What you are asked to do: Below are some entries. Copy each line that holds the string "this".

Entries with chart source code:
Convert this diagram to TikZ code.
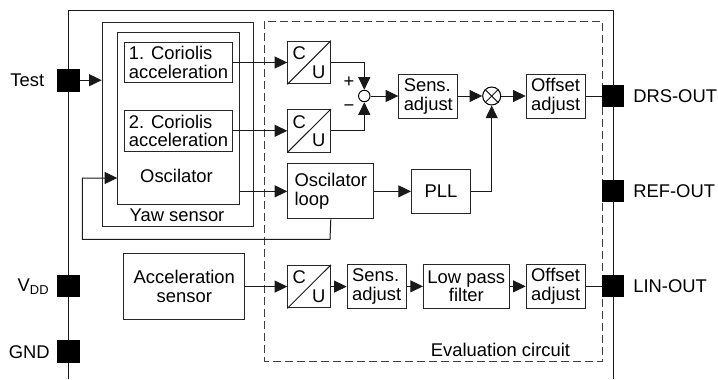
\documentclass[tikz,border=0pt]{standalone}
\usepackage{fontspec}
\setmainfont{Liberation Sans}
\usetikzlibrary{arrows.meta,calc}
\tikzset{
  x=0.75pt,y=-0.75pt,
  box/.style={draw=black!85,line width=0.75pt,inner sep=0pt,align=left,font=\fontsize{13.8}{13.9}\selectfont},
  boxc/.style={box,align=center},
  pin/.style={fill=black,draw=none,minimum size=17pt,inner sep=0,outer sep=0},
  lab/.style={font=\fontsize{13.8}{13.9}\selectfont,inner sep=0},
  wire/.style={line width=0.75pt,draw=black!90},
  arr/.style={wire,-{Triangle[length=9.5pt,width=9pt]}},
  dotc/.style={circle,draw=black,fill=white,line width=0.75pt,minimum size=8.6pt,inner sep=0},
  cross/.style={circle,draw=black,line width=0.75pt,minimum size=13.5pt,inner sep=0},
}
\newcommand{\boxat}[6]{\node[box,minimum width=#4*0.75pt-#2*0.75pt,minimum height=#5*0.75pt-#3*0.75pt,anchor=north west] (#1) at (#2,#3) {#6};}
\newcommand{\boxcat}[6]{\node[boxc,minimum width=#4*0.75pt-#2*0.75pt,minimum height=#5*0.75pt-#3*0.75pt,anchor=north west] (#1) at (#2,#3) {#6};}
\newcommand{\cuat}[3]{%
 \node[box,minimum width=42.7*0.75pt,minimum height=42.6*0.75pt,anchor=north west] (#1) at (#2,#3) {};
 \draw[wire] (#1.south west) -- (#1.north east);
 \node[lab] at ($(#1.center)+(-10,-9)$) {C};
 \node[lab] at ($(#1.center)+(9.5,9.7)$) {U};}
\begin{document}
\begin{tikzpicture}
\useasboundingbox (0,0) rectangle (718,379);
% chip
\coordinate (cl) at (68.3,379);
\coordinate (cr) at (613,379);
\draw[wire] (cl) -- (68.3,10.5) -- (613,10.5) -- (cr);
% dashed
\draw[wire,dash pattern=on 6pt off 3pt,draw=black!75] (264.3,21.3) rectangle (602.3,361);
% yaw
\boxat{yaw}{101.7}{21.7}{253.3}{225.7}{}
\boxat{osc}{117.3}{32.3}{238.7}{204.3}{}
\node[lab] (osclab) at (176.5,175.7) {Oscilator};
\node[lab] (yawlab) at (177,215.7) {Yaw sensor};
\boxat{c1}{124.3}{41.7}{231.7}{82.3}{1. Coriolis\\acceleration}
\boxat{c2}{124.3}{110.3}{231.7}{150.5}{2. Coriolis\\acceleration}
\cuat{cu1}{287.3}{40.7}
\cuat{cu2}{287.3}{109}
\cuat{cu3}{287.3}{264.8}
\boxat{ol}{287.3}{163.3}{373.3}{218.3}{Oscilator\\loop}
\boxat{pll}{411}{169}{470}{212.7}{PLL}
\boxat{s1}{398.3}{74}{457.3}{118}{Sens.\\adjust}
\boxat{o1}{525.7}{74}{584.7}{118}{Offset\\adjust}
\boxcat{acc}{123.3}{252.7}{244.3}{319}{Acceleration\\sensor}
\boxat{s3}{346.7}{264}{405.7}{307.7}{Sens.\\adjust}
\boxcat{lp}{423}{264}{508.7}{307.7}{Low pass\\filter\hspace{10.5pt}}
\boxat{o3}{525.7}{264}{584.7}{307.7}{Offset\\adjust}
\node[dotc] (sum) at (364.3,96) {};
\node[cross] (mul) at (491.7,96) {};
\draw[wire] (mul.45) -- (mul.225) (mul.135) -- (mul.315);
\node[lab] (plus) at (349,82.3) {+};
\node[lab] (minus) at (349,107.7) {−};
% pins
\node[pin] (test) at (68.5,80.2) {};
\node[pin] (vdd) at (68.5,286) {};
\node[pin] (gnd) at (68.5,351.3) {};
\node[pin] (drs) at (613,96) {};
\node[pin] (ref) at (613,191) {};
\node[pin] (lin) at (613,286) {};
\node[lab,anchor=east] (ltest) at (44.5,80.5) {Test};
\node[lab,anchor=east] (lvdd) at (49.5,287) {V\textsubscript{DD}};
\node[lab,anchor=east] (lgnd) at (50,352) {GND};
\node[lab,anchor=west] (ldrs) at (633,96) {DRS-OUT};
\node[lab,anchor=west] (lref) at (633,191) {REF-OUT};
\node[lab,anchor=west] (llin) at (633,286) {LIN-OUT};
\node[lab] (leval) at (500.5,350) {Evaluation circuit};
% wires
\draw[arr] (test.east) -- (yaw.west |- test);
\draw[arr] (c1.east |- cu1) -- (cu1.west);
\draw[arr] (c2.east |- cu2) -- (cu2.west);
\draw[arr] (cu1.east) -| (sum.north);
\draw[arr] (cu2.east) -| (sum.south);
\draw[arr] (sum.east) -- (s1.west |- sum);
\draw[arr] (s1.east |- mul) -- (mul.west);
\draw[arr] (mul.east) -- (o1.west |- mul);
\draw[wire] (o1.east |- drs) -- (drs.west);
\draw[arr] (osc.east |- pll) -- (ol.west |- pll);
\draw[arr] (ol.east |- pll) -- (pll.west);
\draw[arr] (pll.east) -| (mul.south);
\coordinate (fb1) at (330,239.3);
\coordinate (fb2) at (82.3,239.3);
\coordinate (fb3) at (82.3,178);
\draw[arr] (ol.south) -- (fb1) -- (fb2) -- (fb3) -- (osc.west |- fb3);
\draw[arr] (acc.east |- cu3) -- (cu3.west);
\draw[arr] (cu3.east) -- (s3.west |- cu3);
\draw[arr] (s3.east |- lp) -- (lp.west);
\draw[arr] (lp.east) -- (o3.west |- lp);
\draw[wire] (o3.east |- lin) -- (lin.west);
\end{tikzpicture}
\end{document}
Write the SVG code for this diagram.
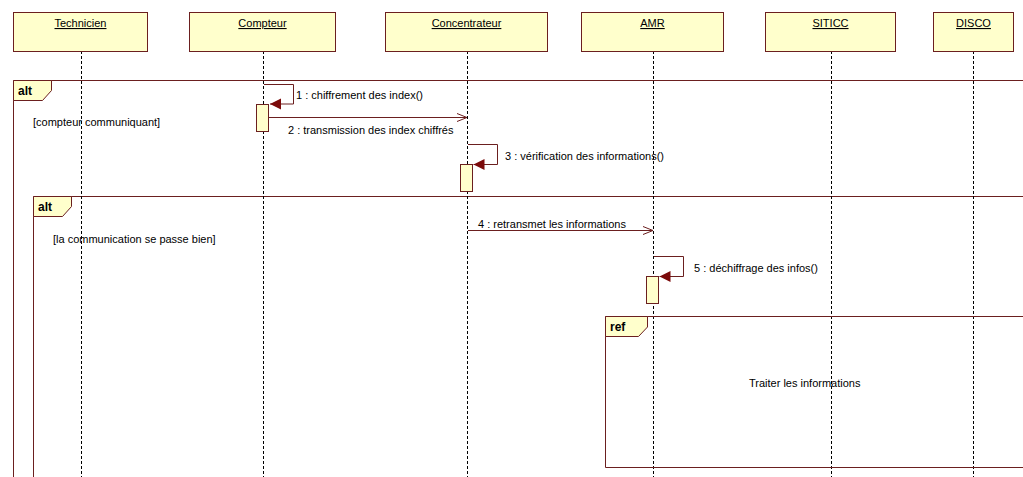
<svg xmlns="http://www.w3.org/2000/svg" width="1023" height="477" viewBox="0 0 1023 477">
<style>
.box{fill:#FFFFCC;stroke:#6B1F1F;stroke-width:1}
.ll{stroke:#000;stroke-width:1;stroke-dasharray:3,2}
.t{font-family:"Liberation Sans",Arial,sans-serif;font-size:11px;fill:#000}
.u{text-decoration:underline}
.b{font-weight:bold;font-size:12px}
.fr{fill:none;stroke:#6B1F1F;stroke-width:1}
.tab{fill:#FFFFCC;stroke:#6B1F1F;stroke-width:1}
.act{fill:#FFFFCC;stroke:#6B1F1F;stroke-width:1}
.msg{fill:none;stroke:#6B1F1F;stroke-width:1}
</style>
<defs>
<marker id="open" markerWidth="12" markerHeight="10" refX="10" refY="5" orient="auto" markerUnits="userSpaceOnUse">
<path d="M0,1 L10,5 L0,9" fill="none" stroke="#6B1F1F" stroke-width="1"/>
</marker>
<marker id="filled" markerWidth="12" markerHeight="12" refX="11" refY="5.5" orient="auto" markerUnits="userSpaceOnUse">
<path d="M0,0 L11,5.5 L0,11 Z" fill="#7B0A0A"/>
</marker>
</defs>
<rect width="1023" height="477" fill="#fff"/>

<g id="frames">
<path class="fr" d="M1023,80.5 H13.5 V477"/>
<path class="tab" d="M13.5,80.5 H51.5 V90.5 L42.5,100.5 H13.5 Z"/>
<text class="t b" x="18" y="95">alt</text>
<text class="t" x="33" y="126">[compteur communiquant]</text>
<path class="fr" d="M1023,196.5 H33.5 V477"/>
<path class="tab" d="M33.5,196.5 H71.5 V206.5 L62.5,216.5 H33.5 Z"/>
<text class="t b" x="38" y="211">alt</text>
<text class="t" x="53" y="243">[la communication se passe bien]</text>
</g>

<g id="lifelines">
<line class="ll" x1="81.5" y1="51" x2="81.5" y2="477"/>
<line class="ll" x1="263.5" y1="51" x2="263.5" y2="477"/>
<line class="ll" x1="467.5" y1="51" x2="467.5" y2="477"/>
<line class="ll" x1="653.5" y1="51" x2="653.5" y2="477"/>
<line class="ll" x1="831.5" y1="51" x2="831.5" y2="477"/>
<line class="ll" x1="973.5" y1="51" x2="973.5" y2="477"/>
</g>

<g id="ref">
<path class="fr" d="M1023,316.5 H605.5 V467.5 H1023" fill="#fff"/>
<path class="tab" d="M605.5,316.5 H647.5 V327 L638.5,336.5 H605.5 Z"/>
<text class="t b" x="610" y="331">ref</text>
<text class="t" x="749" y="387">Traiter les informations</text>
</g>

<g id="Technicien">
<rect class="box" x="13.5" y="12.5" width="134" height="39"/>
<text class="t u" x="80.5" y="27" text-anchor="middle">Technicien</text>
</g>
<g id="Compteur">
<rect class="box" x="189.5" y="12.5" width="146" height="39"/>
<text class="t u" x="262.5" y="27" text-anchor="middle">Compteur</text>
</g>
<g id="Concentrateur">
<rect class="box" x="385.5" y="12.5" width="162" height="39"/>
<text class="t u" x="466.5" y="27" text-anchor="middle">Concentrateur</text>
</g>
<g id="AMR">
<rect class="box" x="581.5" y="12.5" width="142" height="39"/>
<text class="t u" x="652.5" y="27" text-anchor="middle">AMR</text>
</g>
<g id="SITICC">
<rect class="box" x="765.5" y="12.5" width="130" height="39"/>
<text class="t u" x="830.5" y="27" text-anchor="middle">SITICC</text>
</g>
<g id="DISCO">
<rect class="box" x="933.5" y="12.5" width="80" height="39"/>
<text class="t u" x="973.5" y="27" text-anchor="middle">DISCO</text>
</g>

<g id="activations">
<rect class="act" x="256.5" y="104.5" width="12" height="27"/>
<rect class="act" x="460.5" y="164.5" width="12" height="27"/>
<rect class="act" x="646.5" y="276.5" width="12" height="27"/>
</g>

<g id="connectors">
<path class="msg" d="M264,84.5 H293.5 V104 H270" marker-end="url(#filled)"/>
<text class="t" x="296" y="99">1 : chiffrement des index()</text>
<line class="msg" x1="269" y1="117.5" x2="467" y2="117.5" marker-end="url(#open)"/>
<text class="t" x="288" y="134">2 : transmission des index chiffrés</text>
<path class="msg" d="M468,144.5 H497.5 V164.5 H473.5" marker-end="url(#filled)"/>
<text class="t" x="505" y="160">3 : vérification des informations()</text>
<line class="msg" x1="468" y1="230.5" x2="653" y2="230.5" marker-end="url(#open)"/>
<text class="t" x="478" y="228">4 : retransmet les informations</text>
<path class="msg" d="M654,256.5 H683.5 V276.5 H659.5" marker-end="url(#filled)"/>
<text class="t" x="694" y="272">5 : déchiffrage des infos()</text>
</g>
</svg>
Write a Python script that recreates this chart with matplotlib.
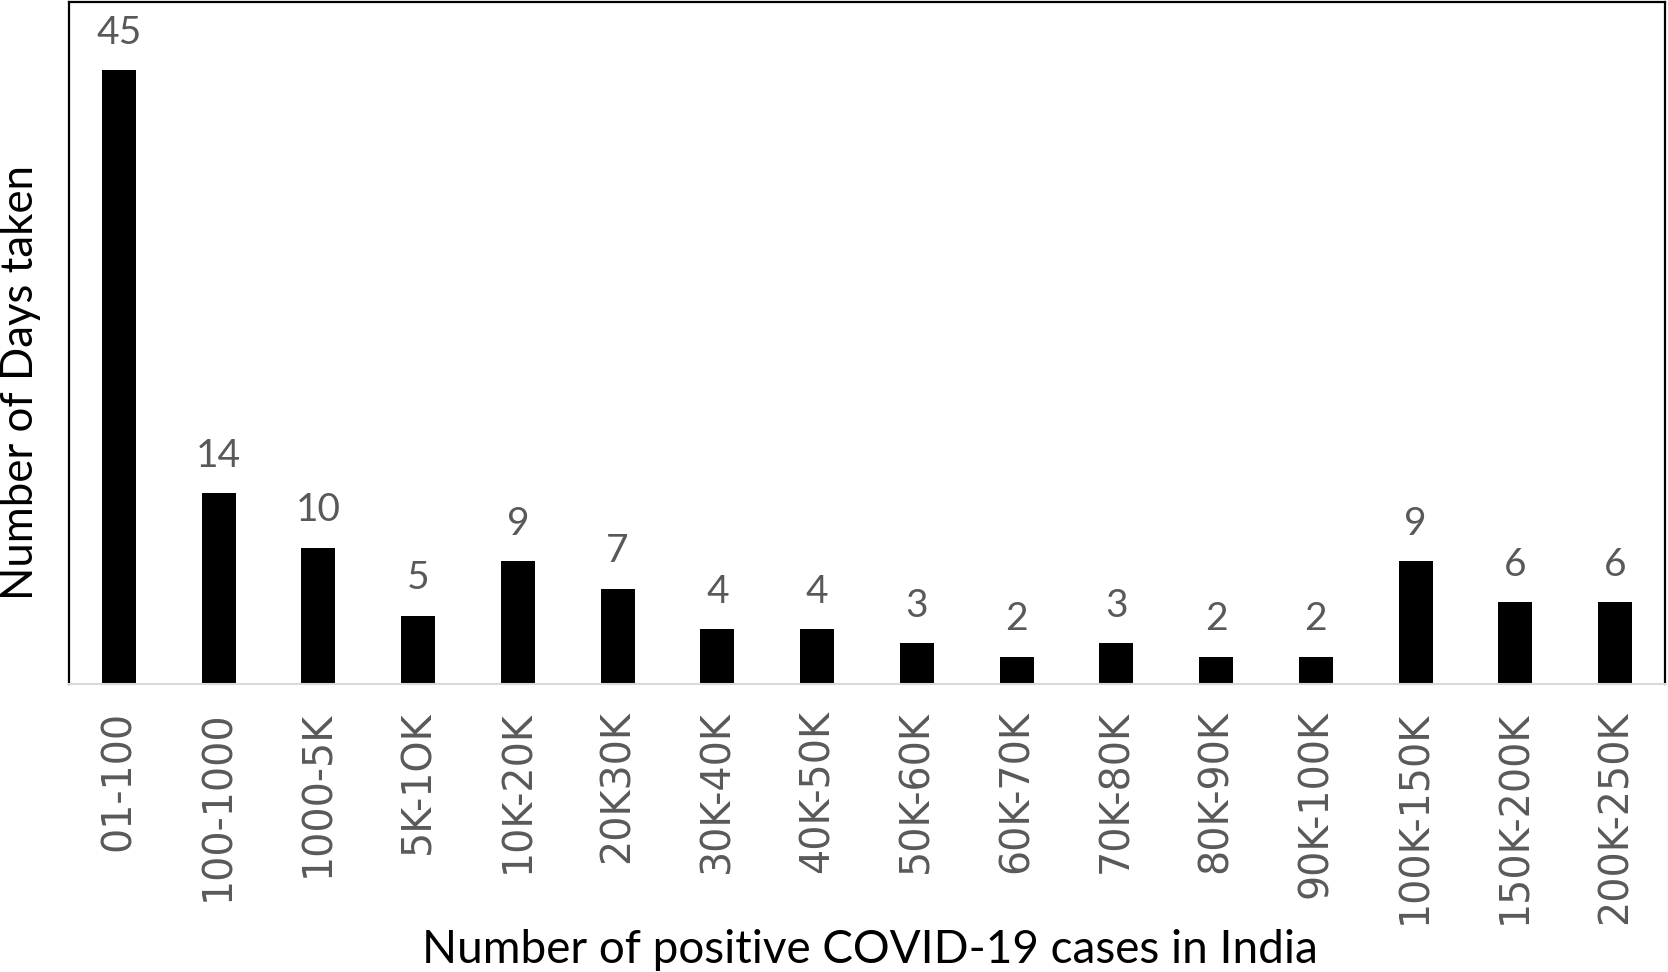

Full answer:
Convert this diagram to TikZ code.
Write the SVG code for this diagram.
Write a Python script that recreates this chart with matplotlib.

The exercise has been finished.